Quando hai scoperto l’esistenza della comunità LGBTQIA (lesbiche, gay, bisessuali, trans, queer, intersex e asessuali), ed in particolare della comunità gender variant?
Ho fatto coming out come queer quando avevo 17 anni e avevo appena iniziato la scuola di fotografia, quindi iniziai a farmi coinvolgere nella comunità intorno a quel periodo. La comunità queer/trans è la mia casa e il luogo dove mi sento più in pace.
Cosa pensi della rappresentazione degli individui gender variant nei media? Cosa vorresti cambiare?
Penso che se c’è una cosa che vorrei vedere di più in termini di rappresentazione è più cura, più rispetto, e meno quella visione capitalistica di “rappresentazione” per il bene di apparire “inclusivi”. Ritengo che ora la rappresentazione queer e trans sia abbastanza onnipresente, ma ciò nonostante tutti quelli che conosco (ed io) lottiamo per prosperare, quindi mi piacerebbe vedere più azioni e più investimento, specialmente nelle vite delle donne trans, che tuttora affrontano ancora la maggior violenza all’interno della società. Direi: siateci per noi, oltre che usarci per il vostro tornaconto.
Quale messaggio intendevi trasmettere con la serie “Non-Binary Portraits”?
L’idea dietro la serie “Non-Binary Portraits” era di fotografare/documentare i miei amici che si identificano come non binari e di lasciarli brillare collaborando con loro per l’impostazione di ogni scatto. Tutto quello che faccio è abbastanza semplice, quindi la maggioranza degli scatti sono basati su un singolo colore, sentimento o idea. Lo scopo è mostrare che le persone non binarie esistono, che siamo qui, che ci auto-celebriamo – cosa che vedo accadere di più in questi giorni, ma che non era ancora un punto di forza della rappresentazione trans attraverso i media fino a qualche anno fa.
In futuro, continuerai a lavorare sulle tematiche vicine alle persone non binarie?
Penso che continuerò a lavorare su questi temi fino a che non scoprirò cosa significa il genere per me, quindi probabilmente andrò avanti per sempre!
I colori usati nelle tue foto sono molto forti e ben definiti. È interessante vedere come decostruisci il significato di colori “gendered” come il rosa e il celeste. Che idea vuoi trasmettere attraverso un uso così mirato di questi colori?

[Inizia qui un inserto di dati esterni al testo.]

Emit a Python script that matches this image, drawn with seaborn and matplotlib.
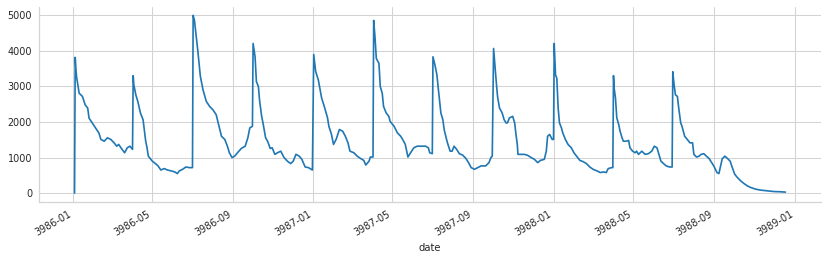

Ho sempre usato il colore come forma di espressione: per me ogni singolo colore ha il suo specifico umore e mi piace usare i colori in modo istintivo, uso quello che sento sia giusto. Ho decisamente avuto un periodo rosa qualche anno fa, e amerò sempre il rosa. Per molto tempo ho avuto l’ossessione per la femminilità: da dove nasceva, quali sono i suoi significati, come esiste in relazione con me, eccetera. Ho giocato molto con il rosa associato alla mascolinità, che per me significava fotografare la mascolinità nel modo più femminile possibile. Il blu rappresenta la mascolinità, ma in un modo meno caricato, forse perché in molti modi la mascolinità è vista meno come una minaccia rispetto alla femminilità?
Il tuo lavoro si avvicina molto ad alcune tematiche femministe. Come descriveresti la relazione che c’è fra i tuoi lavori e i femminismi in generale?
Ho iniziato ad avvicinarmi molto al femminismo intorno al mio secondo anno di college, quando ho avuto la mia prima relazione gay, passando molto tempo su Tumblr e gestendo un collettivo artistico femminile. Tempo dopo avrei detto che il mio interesse si era spostato dal femminismo alle tematiche trans, ma queste due cose sono assolutamente interconnesse. Vivo la mia vita nel modo che preferisco e penso che questo sia di per sé un atto di femminismo: molti dei miei lavori esplorano il tema del femminismo (soprattutto l’identità di genere e i traumi), nonostante il mio scopo principale sia quello di mostrare la mia realtà.
Sto lavorando sul trovare nuovi modi per supportare la comunità locale in modo tangibile attraverso il mio lavoro, per esempio raccogliendo fondi per organizzazioni locali, eccetera, perché la rappresentazione è importante, ma ritengo che le azioni concrete sono ciò di cui abbiamo più bisogno in questo momento.
Se potessi tornare indietro nel tempo, cosa diresti alla tua versione più giovane?
Vivi tutto quello che ti capiterà, stai andando benissimo!!